Powered By Blogger

Thursday, February 25, 2010

The First Day of Spring.....what does it mean for you?

I haven't written in my blog for a while, unsure why. I don't like writing about just anything, but prefer a certain thought, topic or feeling. The truth is I haven't had much of any. I find myself constantly thinking of Daddy. Flipping through the calender today I was hit with the bold letters on March 20th. It reads " Daddy's Birthday". His Birthday fall's on the first day of Spring when all is suppose to be fresh, new, and beautiful. It doesn't feel that way for me. I am dreading his first Birthday in Heaven. He always loved Birthdays, holiday's, or any day there was a fuss over him with presents. All these " firsts " are hard to endure. His Birthday will be celebrated in a different way this year, but it will be celebrated and remembered. I pray everyday that the "second" and following year's will become easier to handle.

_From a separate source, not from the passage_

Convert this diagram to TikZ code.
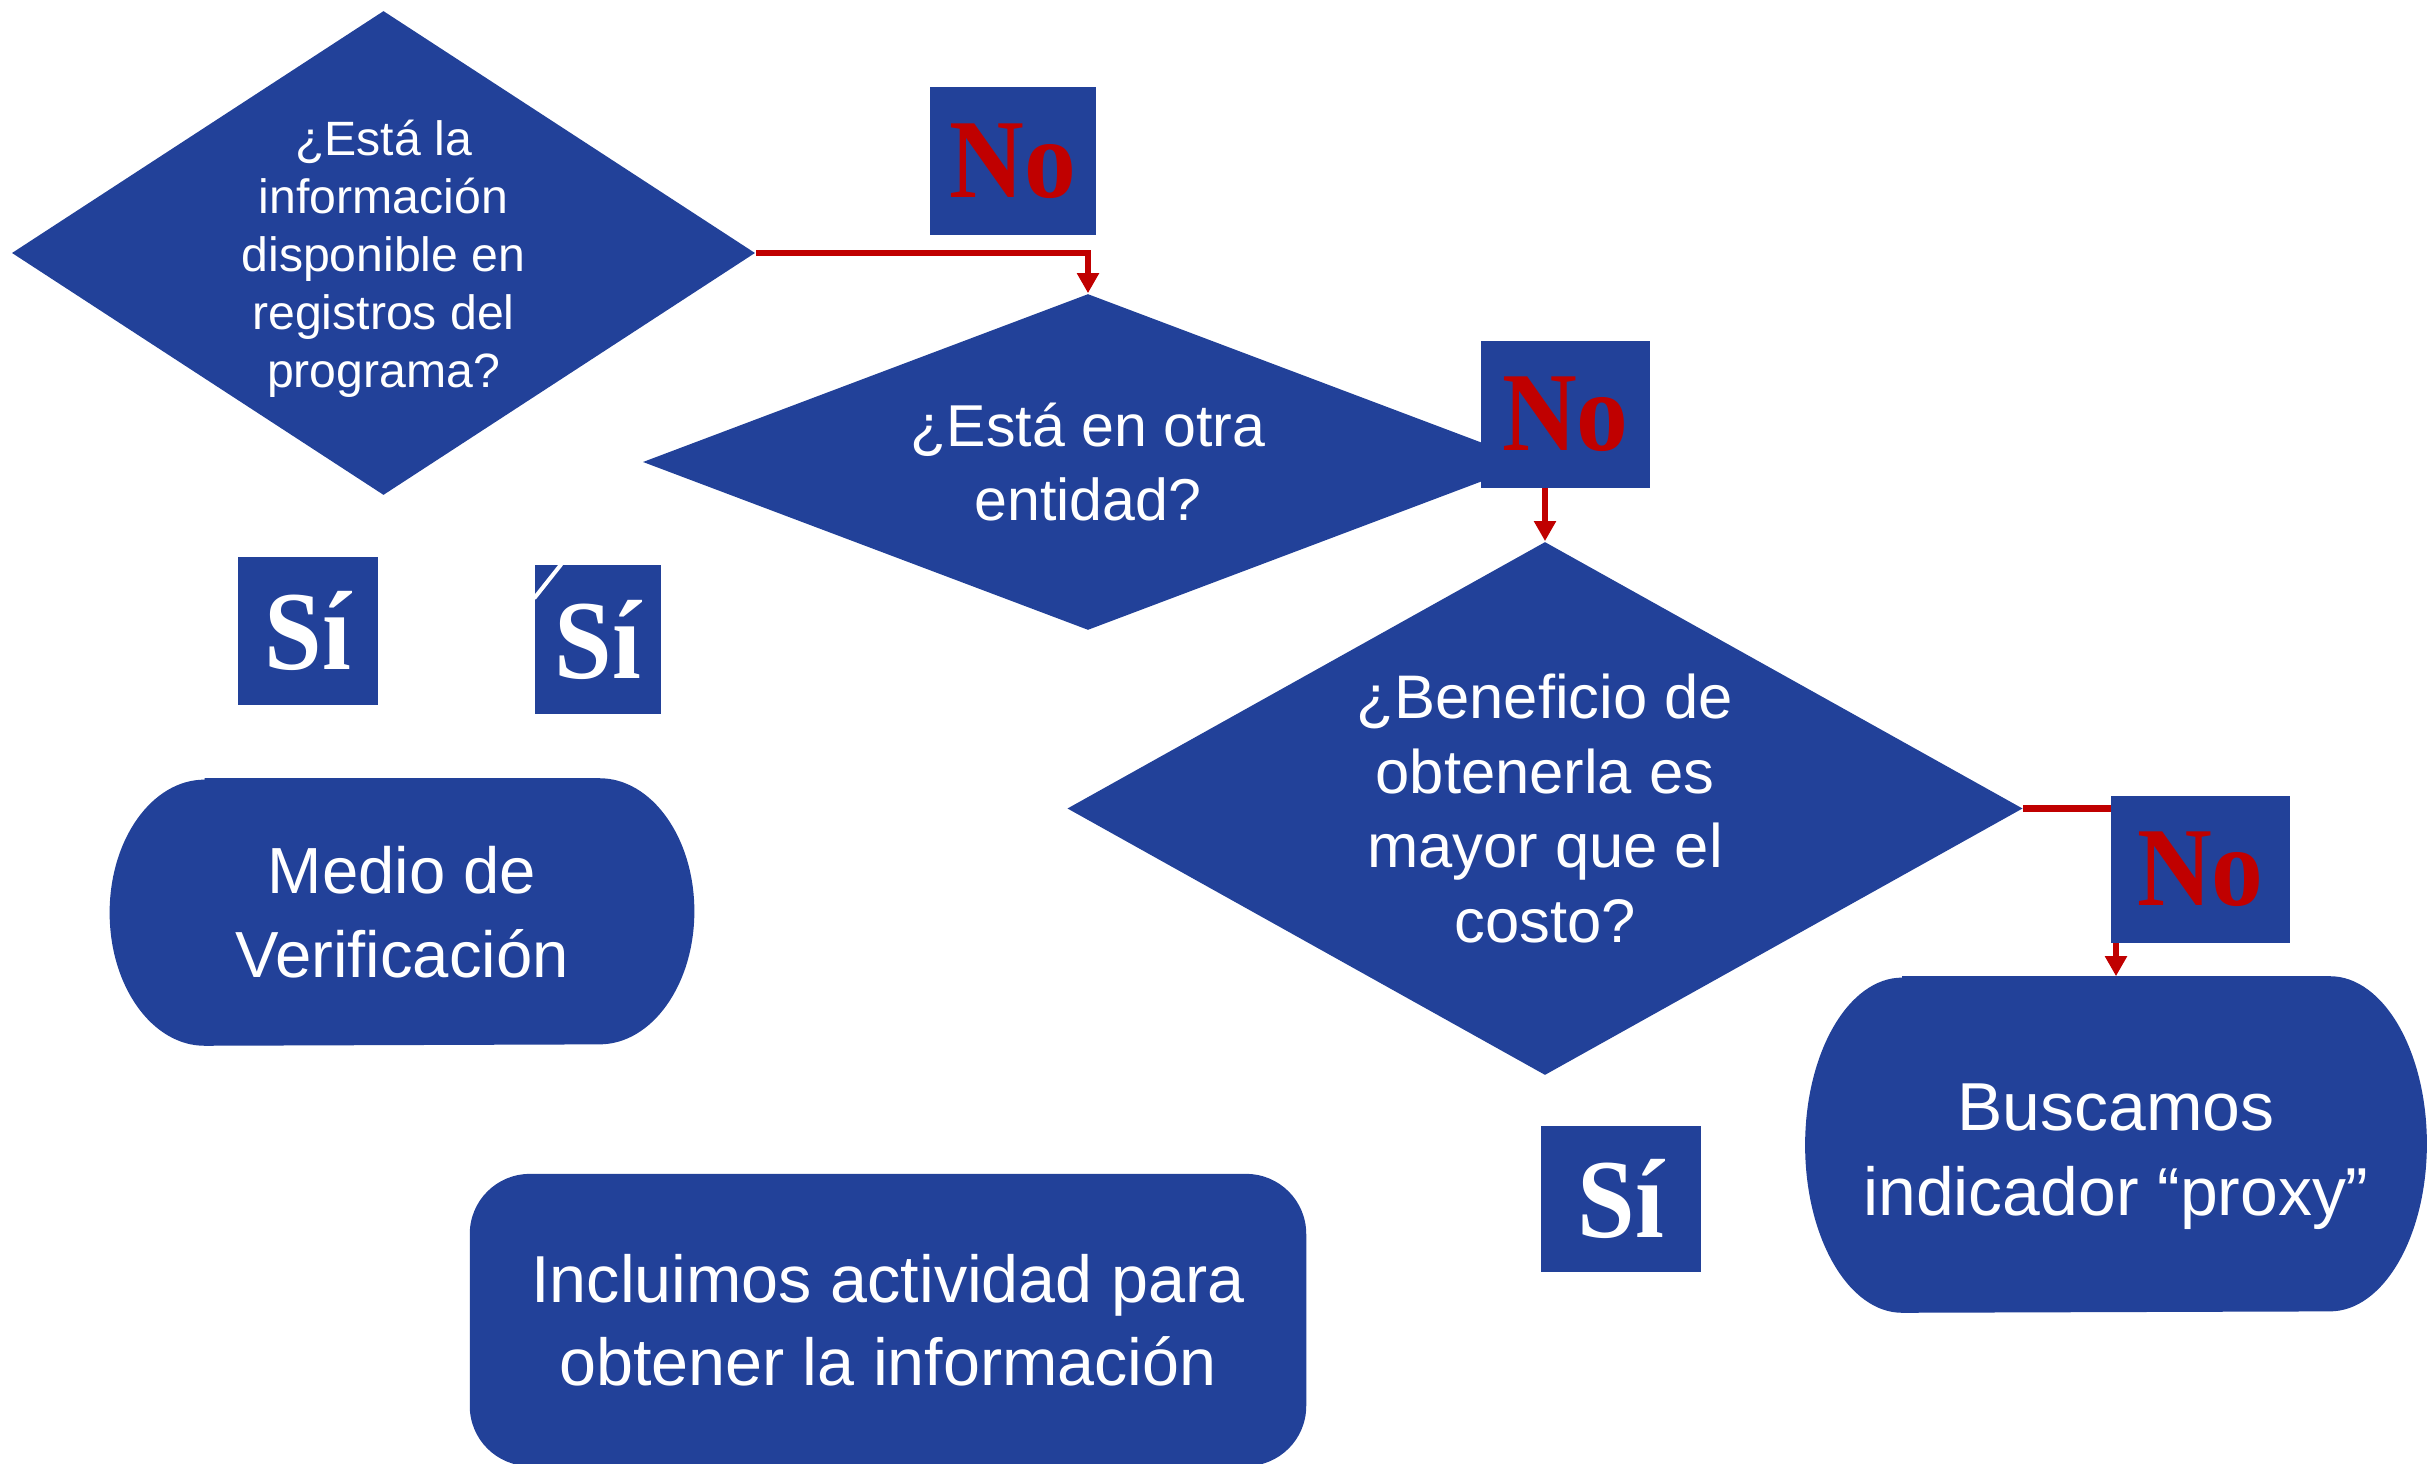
\documentclass[tikz,border=0pt]{standalone}
\usepackage{fontspec}
\setmainfont{Liberation Sans}
\newfontfamily\rotulo{Liberation Serif}[FakeStretch=0.92]
\usetikzlibrary{shapes.geometric,arrows.meta,backgrounds}
\definecolor{azul}{RGB}{34,65,153}
\definecolor{rojo}{RGB}{192,0,0}
\tikzset{
    pregunta/.style={
           diamond,
           fill=azul,
           text=white,
           inner sep=0pt,
           align=center,
           },
}
\tikzset{
    accion/.style={
           rectangle,
           text=white,
           inner sep=0pt,
           align=center,
           font=\fontsize{18.9}{23.6}\selectfont,
           },
}
\tikzset{
    nobox/.style={
           rectangle,
           fill=azul,
           text=rojo,
           inner sep=0pt,
           minimum height=1.47cm,
           font=\rotulo\bfseries\fontsize{32}{32}\selectfont,
           },
}
\tikzset{
    sibox/.style={
           nobox,
           text=white,
           },
}
\tikzset{
    flecha/.style={
           draw=rojo,
           line width=0.06cm,
           -{Triangle[width=0.21cm,length=0.2cm]},
           },
}

\begin{document}
\begin{tikzpicture}[x=0.01cm,y=-0.01cm]
\useasboundingbox (0,0) rectangle (2435,1464);
\node[pregunta,minimum width=7.43cm,minimum height=4.84cm,shape aspect=1.535,font=\fontsize{13.7}{16.5}\selectfont](d1) at (383.5,253) {\rule{0pt}{0.47cm}¿Está la\\información\\disponible en\\registros del\\programa?};
\node[pregunta,minimum width=8.9cm,minimum height=3.36cm,shape aspect=2.65,font=\fontsize{16.8}{21}\selectfont](d2) at (1088,462) {¿Está en otra\\entidad?};
\node[pregunta,minimum width=9.55cm,minimum height=5.33cm,shape aspect=1.79,font=\fontsize{17.5}{21.2}\selectfont](d3) at (1545,808.5) {¿Beneficio de\\obtenerla es\\mayor que el\\costo?};
\node[accion,minimum width=5.83cm,minimum height=2.66cm,font=\fontsize{18.55}{23.9}\selectfont](medio) at (402,912) {Medio de\\Verificación};
\node[accion,minimum width=6.2cm,minimum height=3.35cm,font=\fontsize{19.3}{23.9}\selectfont](proxy) at (2116,1144.5) {\rule{0pt}{0.71cm}Buscamos\\indicador “proxy”};
\node[accion,fill=azul,rounded corners=0.6cm,minimum width=8.36cm,minimum height=2.92cm](actividad) at (888,1320) {Incluimos actividad para\\obtener la información};
\begin{pgfonlayer}{background}
\fill[azul] ([xshift=0.95cm]medio.north west) -- ([xshift=-0.95cm]medio.north east)
    arc[start angle=90,end angle=-90,x radius=0.95cm,y radius=1.33cm]
    -- ([xshift=0.95cm]medio.south west)
    arc[start angle=270,end angle=90,x radius=0.95cm,y radius=1.33cm] -- cycle;
\fill[azul] ([xshift=0.97cm]proxy.north west) -- ([xshift=-0.97cm]proxy.north east)
    arc[start angle=90,end angle=-90,x radius=0.97cm,y radius=1.675cm]
    -- ([xshift=0.97cm]proxy.south west)
    arc[start angle=270,end angle=90,x radius=0.97cm,y radius=1.675cm] -- cycle;
\end{pgfonlayer}
\draw[flecha] (d1.east) -| (d2.north);
\draw[flecha] (d2.east) -| (d3.north);
\draw[flecha] (d3.east) -| (proxy.north);
\node[nobox,minimum width=1.66cm](no1) at (1013,161) {No};
\node[nobox,minimum width=1.69cm](no2) at (1565.5,414.5) {No};
\node[nobox,minimum width=1.79cm](no3) at (2200.5,869.5) {No};
\node[sibox,minimum width=1.40cm,minimum height=1.48cm](si1) at (308,631) {Sí};
\node[sibox,minimum width=1.26cm,minimum height=1.49cm](si2) at (598,639.5) {Sí};
\node[sibox,minimum width=1.60cm,minimum height=1.46cm](si3) at (1621,1199) {Sí};
\draw[white,line width=0.04cm] ([yshift=-0.34cm]si2.north west) -- ([xshift=0.27cm]si2.north west);
\end{tikzpicture}
\end{document}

People have told me they have vivid dreams of loved ones lost. Why don't I have any? Will I ever? Just a simple dream would at least give me a simple sense of his presence. I miss that so much. I know my Mom, Brother and Sister feel the same pain I do. Although I hate them hurting, it brings me a sense of relief that someone knows what I am feeling, even if in a different way. I will welcome Spring with enthusiasm, enjoying all the beauty it brings both in physical beauty and warmth, but most importantly everlasting memories.